The petition hopes to improve visibility for those working behind the scenes. 

A bassist has launched a petition calling for album metadata on Apple Music and other streaming services to carry the details of everyone involved in the making of a track and not just the primary artist, Billboard reports.

“We want to know who’s playing the music we’re hearing, who produced it, who arranged it, where it was recorded and by whom,” reads the MoveOn petition, titled ‘Show the Album Credits on Apple Music!’

The petition was only launched by bassist Jon Burr on July 5, but has already gathered over 20,000 signatures.
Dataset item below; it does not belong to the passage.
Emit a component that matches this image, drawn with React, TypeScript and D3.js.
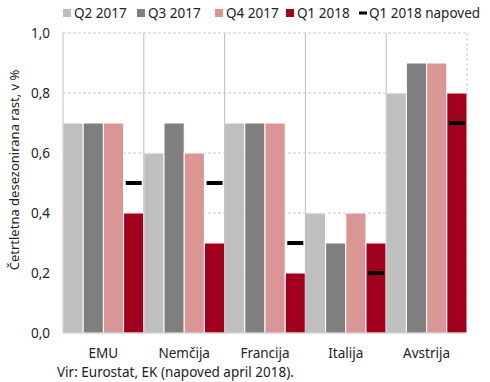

“We chose to target Apple at this time because the rollout of Apple Music is missing this category of information,” Burr told Billboard. “Apple has shown a willingness to listen to feedback in the past, and is sensitive to their user base (which contains many of these same creatives). As the leader in technology and music marketing, if they set a trend, others may follow.

“We understand that doing this will create a burden on these services — many just don’t have access to the information due to the way digital music is delivered to them,” Burr continued. “If we can encourage a cultural shift going forward and develop enhanced supply chains, we’ll be making the kind of progress needed by musicians, composers, lyricists, engineers, photographers, designers, and other contributing creatives.”

As Billboard notes, the lack of metadata standardisation can also adversely affect royalty payouts.

As well as Apple Music, neither Spotify or Pandora feature full credits when songs are played. Currently songs that have been entered into YouTube’s Music Key service list label, publisher, composer(s) and performers.